You will also want to grab a water filtration system that you simply attach to your hose. This filtration system will filter out any impurities that come with city water and are sold at Walmart, Camping World, and various online retailers.
While having a Brita pitcher is not a necessity, we love having the peace of mind that the water that we drink is being filtered multiple times. As you travel to different places you will learn that water is not equal and it will vary from campground to campground.
When Boondocking you will fill your freshwater tank by locating the freshwater tank attachment outside your rig. Make sure someone is watching the control panel to ensure you fill it up, but not overflow your tank.
Partial Hookups provide you with an endless supply of water, but you need to be aware of how full your tanks are.
As you use your water it will fill up your grey and black tanks and you will need somewhere to dump. You can load up your rig and take it to a nearby dump station or buy a portable dump tank that you attach to your rig and take to a dump station.
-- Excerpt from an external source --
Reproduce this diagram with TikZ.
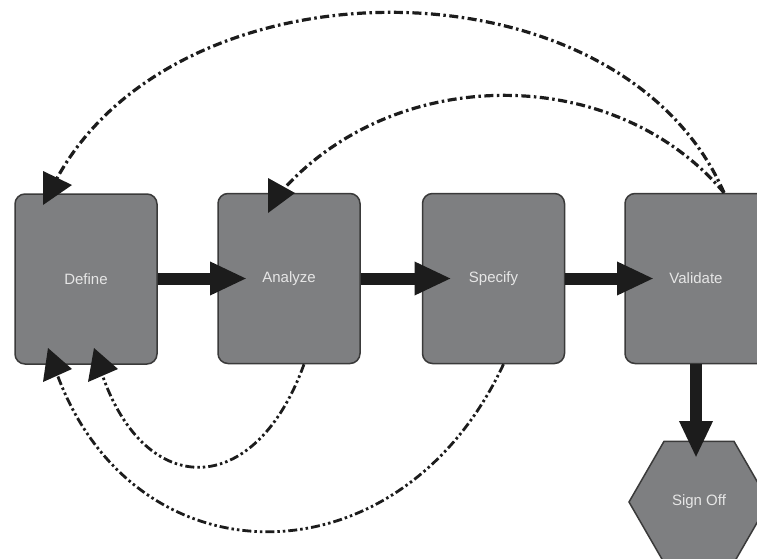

Full Hookups provide you with endless water as well as sewer hookups right where your RV is set up, making everything easy. While they are amazing, sometimes it is hard to find full hookup sites that also have amazing views.
If you are Full Time RVing or simply a weekender who loves to camp on the weekend, understanding how your RV, fifth wheel, or trailer works properly is crucial.
When it comes to RV water tanks one huge tip is that after you attach your sewer hose, keep your outside Black and Grey Tank valves closed until they are nearly full. By waiting till your tanks are more full, it allows more pressure to build up which will expel more out of your tanks.
Black tanks hold waste and sewage from your RV toilets.
Grey tanks hold water from sinks and showers.
TIP***Always leave water in your toilet bowl, leaving a dry bowl will emit smells and dry out your toilet seals.
In most places, it is illegal to dump grey or black tank water onto the ground. Understanding where a dump station is will save you hassles in the end.